=== DATA EXCERPT ===
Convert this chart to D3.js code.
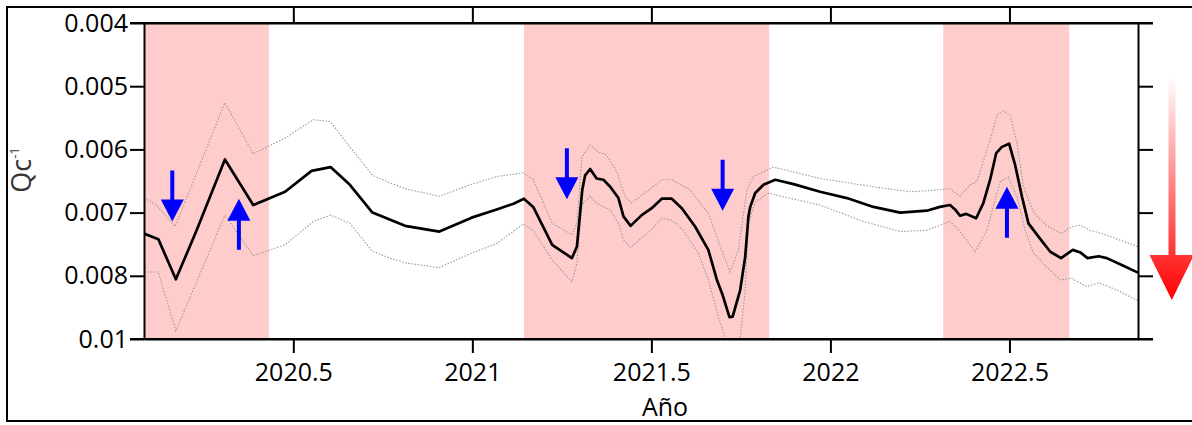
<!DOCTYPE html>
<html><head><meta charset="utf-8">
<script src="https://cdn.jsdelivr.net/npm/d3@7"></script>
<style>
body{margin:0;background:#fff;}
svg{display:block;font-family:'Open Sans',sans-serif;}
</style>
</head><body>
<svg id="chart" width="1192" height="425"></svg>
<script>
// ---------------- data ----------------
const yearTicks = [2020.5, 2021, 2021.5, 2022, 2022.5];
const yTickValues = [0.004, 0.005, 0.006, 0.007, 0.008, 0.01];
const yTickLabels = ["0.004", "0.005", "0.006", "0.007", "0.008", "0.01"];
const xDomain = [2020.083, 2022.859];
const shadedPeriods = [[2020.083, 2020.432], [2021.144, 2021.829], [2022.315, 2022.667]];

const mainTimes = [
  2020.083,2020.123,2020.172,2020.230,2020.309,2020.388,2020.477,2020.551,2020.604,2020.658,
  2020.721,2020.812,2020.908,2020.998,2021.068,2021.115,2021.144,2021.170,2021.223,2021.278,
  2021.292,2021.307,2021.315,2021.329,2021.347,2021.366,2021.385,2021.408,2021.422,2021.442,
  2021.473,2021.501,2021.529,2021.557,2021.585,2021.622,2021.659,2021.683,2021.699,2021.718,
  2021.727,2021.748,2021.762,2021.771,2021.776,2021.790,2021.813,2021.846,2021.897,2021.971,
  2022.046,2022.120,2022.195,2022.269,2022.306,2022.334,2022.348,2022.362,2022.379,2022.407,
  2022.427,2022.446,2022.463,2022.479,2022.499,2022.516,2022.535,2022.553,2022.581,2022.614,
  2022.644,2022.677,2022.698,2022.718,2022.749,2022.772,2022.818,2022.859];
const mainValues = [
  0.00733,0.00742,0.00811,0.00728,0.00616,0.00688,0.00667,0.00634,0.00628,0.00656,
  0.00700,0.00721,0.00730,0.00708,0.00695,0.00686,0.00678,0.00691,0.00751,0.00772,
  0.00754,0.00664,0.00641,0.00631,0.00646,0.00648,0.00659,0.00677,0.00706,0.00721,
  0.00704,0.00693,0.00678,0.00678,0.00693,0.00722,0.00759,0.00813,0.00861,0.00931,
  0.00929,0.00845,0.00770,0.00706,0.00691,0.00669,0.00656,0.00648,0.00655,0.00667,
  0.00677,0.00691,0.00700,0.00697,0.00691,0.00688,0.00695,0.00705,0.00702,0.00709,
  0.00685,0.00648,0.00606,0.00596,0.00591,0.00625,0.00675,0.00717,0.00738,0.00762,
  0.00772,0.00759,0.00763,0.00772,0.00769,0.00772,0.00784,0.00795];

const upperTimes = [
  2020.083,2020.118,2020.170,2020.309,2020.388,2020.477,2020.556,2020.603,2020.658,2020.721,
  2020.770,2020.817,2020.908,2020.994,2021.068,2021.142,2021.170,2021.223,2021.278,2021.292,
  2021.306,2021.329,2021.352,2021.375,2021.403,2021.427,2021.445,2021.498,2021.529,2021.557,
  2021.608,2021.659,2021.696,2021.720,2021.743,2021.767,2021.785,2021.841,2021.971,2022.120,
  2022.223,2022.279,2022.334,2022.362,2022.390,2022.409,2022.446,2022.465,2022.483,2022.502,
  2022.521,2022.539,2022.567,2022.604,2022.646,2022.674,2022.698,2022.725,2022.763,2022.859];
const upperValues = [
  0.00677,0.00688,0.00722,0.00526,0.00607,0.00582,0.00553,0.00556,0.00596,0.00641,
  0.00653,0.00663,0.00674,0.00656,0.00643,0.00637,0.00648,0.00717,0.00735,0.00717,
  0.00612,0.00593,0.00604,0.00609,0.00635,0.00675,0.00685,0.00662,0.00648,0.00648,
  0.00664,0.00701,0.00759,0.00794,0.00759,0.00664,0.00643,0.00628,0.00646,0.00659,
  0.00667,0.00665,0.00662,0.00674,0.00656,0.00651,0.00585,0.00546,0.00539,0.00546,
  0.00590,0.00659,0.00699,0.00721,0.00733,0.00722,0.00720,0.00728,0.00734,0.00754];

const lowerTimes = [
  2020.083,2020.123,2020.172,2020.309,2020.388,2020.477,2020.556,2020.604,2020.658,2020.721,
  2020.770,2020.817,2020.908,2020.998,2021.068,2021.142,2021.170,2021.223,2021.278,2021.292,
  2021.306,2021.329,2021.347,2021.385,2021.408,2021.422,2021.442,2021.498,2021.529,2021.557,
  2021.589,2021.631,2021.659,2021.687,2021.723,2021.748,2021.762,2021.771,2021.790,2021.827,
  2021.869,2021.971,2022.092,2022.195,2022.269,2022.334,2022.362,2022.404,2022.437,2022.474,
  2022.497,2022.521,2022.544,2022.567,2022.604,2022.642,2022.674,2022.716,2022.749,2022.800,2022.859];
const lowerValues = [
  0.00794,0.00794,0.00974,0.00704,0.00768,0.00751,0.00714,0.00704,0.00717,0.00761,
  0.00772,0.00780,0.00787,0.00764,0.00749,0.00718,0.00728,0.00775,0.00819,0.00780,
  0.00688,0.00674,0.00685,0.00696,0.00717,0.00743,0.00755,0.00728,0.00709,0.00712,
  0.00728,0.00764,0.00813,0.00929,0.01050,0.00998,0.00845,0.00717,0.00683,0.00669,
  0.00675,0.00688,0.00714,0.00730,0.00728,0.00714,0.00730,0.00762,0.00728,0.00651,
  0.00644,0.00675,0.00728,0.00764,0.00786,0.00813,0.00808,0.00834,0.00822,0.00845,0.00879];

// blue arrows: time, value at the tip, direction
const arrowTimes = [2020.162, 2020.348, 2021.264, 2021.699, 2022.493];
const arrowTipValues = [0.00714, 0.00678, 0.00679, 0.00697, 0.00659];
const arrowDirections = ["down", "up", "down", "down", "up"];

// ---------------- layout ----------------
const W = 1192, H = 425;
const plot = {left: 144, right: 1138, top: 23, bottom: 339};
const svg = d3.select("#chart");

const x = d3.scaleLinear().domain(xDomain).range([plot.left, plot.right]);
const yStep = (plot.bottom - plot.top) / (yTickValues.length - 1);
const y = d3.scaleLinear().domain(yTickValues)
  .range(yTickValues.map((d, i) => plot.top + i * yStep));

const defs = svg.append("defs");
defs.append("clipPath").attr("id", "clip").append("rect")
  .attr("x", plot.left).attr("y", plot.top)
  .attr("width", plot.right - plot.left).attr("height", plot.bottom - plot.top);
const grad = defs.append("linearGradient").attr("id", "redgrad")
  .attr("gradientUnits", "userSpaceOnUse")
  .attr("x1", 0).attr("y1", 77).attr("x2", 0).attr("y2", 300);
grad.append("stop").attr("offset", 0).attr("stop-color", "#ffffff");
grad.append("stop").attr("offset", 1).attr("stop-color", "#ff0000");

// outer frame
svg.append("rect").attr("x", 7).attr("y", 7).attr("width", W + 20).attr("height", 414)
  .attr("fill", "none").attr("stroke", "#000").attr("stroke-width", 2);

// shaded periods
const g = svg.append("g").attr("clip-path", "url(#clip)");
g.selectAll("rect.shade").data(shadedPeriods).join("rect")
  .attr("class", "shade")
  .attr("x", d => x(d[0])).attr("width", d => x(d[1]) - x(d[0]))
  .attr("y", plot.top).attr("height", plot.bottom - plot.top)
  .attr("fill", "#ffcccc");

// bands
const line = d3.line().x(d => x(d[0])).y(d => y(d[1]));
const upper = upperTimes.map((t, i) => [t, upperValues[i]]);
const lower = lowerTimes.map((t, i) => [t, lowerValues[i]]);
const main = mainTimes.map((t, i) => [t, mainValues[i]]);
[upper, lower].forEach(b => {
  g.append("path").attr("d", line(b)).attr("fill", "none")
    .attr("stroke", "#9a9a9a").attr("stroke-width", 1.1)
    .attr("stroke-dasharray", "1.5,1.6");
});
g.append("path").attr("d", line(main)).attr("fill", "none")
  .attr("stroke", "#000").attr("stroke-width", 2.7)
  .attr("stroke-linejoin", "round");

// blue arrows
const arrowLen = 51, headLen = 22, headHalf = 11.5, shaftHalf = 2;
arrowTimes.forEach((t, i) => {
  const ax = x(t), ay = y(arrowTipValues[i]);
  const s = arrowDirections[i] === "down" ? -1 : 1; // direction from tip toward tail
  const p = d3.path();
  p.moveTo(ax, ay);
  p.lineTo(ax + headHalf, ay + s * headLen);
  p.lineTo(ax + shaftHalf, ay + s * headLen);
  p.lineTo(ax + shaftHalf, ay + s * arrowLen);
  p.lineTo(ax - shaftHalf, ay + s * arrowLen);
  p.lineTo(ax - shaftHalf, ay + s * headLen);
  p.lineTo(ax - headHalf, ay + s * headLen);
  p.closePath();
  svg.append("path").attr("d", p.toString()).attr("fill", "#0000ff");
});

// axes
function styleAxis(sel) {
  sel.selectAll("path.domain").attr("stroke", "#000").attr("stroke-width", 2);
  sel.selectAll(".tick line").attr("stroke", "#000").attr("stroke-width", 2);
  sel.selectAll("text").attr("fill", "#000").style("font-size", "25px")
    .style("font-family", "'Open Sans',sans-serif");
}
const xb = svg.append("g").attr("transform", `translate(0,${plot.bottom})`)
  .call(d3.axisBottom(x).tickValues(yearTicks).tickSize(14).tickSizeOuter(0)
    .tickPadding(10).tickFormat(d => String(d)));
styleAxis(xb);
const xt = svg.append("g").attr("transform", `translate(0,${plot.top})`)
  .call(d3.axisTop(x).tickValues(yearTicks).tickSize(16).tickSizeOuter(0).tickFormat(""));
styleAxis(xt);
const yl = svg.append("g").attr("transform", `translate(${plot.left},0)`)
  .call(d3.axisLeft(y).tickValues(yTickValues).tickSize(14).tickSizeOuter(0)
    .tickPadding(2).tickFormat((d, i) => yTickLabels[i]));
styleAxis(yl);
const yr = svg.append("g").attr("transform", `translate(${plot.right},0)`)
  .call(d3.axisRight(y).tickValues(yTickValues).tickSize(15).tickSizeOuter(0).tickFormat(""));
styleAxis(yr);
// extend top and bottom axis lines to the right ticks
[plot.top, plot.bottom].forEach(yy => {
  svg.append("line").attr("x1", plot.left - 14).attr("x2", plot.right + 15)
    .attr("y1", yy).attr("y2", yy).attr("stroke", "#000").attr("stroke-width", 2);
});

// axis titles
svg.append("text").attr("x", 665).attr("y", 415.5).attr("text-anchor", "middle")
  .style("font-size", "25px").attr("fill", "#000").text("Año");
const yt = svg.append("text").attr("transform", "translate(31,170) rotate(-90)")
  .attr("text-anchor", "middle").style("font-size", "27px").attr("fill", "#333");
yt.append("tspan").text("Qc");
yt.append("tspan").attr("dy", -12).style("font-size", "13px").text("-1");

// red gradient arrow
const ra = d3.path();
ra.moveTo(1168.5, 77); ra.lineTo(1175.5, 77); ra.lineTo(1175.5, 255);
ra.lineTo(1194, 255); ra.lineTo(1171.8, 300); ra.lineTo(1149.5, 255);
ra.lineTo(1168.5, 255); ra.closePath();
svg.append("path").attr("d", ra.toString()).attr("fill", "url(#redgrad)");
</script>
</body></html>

=== DIRECTIONS ===
The lines from the start of the data through the line that contains "2021.829], [2022.315, 2022.667]];" are to be returned exactly, please, with both ends included and every picture left out.

=== OUTPUT OF THE EXERCISE ===
Convert this chart to D3.js code.
<!DOCTYPE html>
<html><head><meta charset="utf-8">
<script src="https://cdn.jsdelivr.net/npm/d3@7"></script>
<style>
body{margin:0;background:#fff;}
svg{display:block;font-family:'Open Sans',sans-serif;}
</style>
</head><body>
<svg id="chart" width="1192" height="425"></svg>
<script>
// ---------------- data ----------------
const yearTicks = [2020.5, 2021, 2021.5, 2022, 2022.5];
const yTickValues = [0.004, 0.005, 0.006, 0.007, 0.008, 0.01];
const yTickLabels = ["0.004", "0.005", "0.006", "0.007", "0.008", "0.01"];
const xDomain = [2020.083, 2022.859];
const shadedPeriods = [[2020.083, 2020.432], [2021.144, 2021.829], [2022.315, 2022.667]];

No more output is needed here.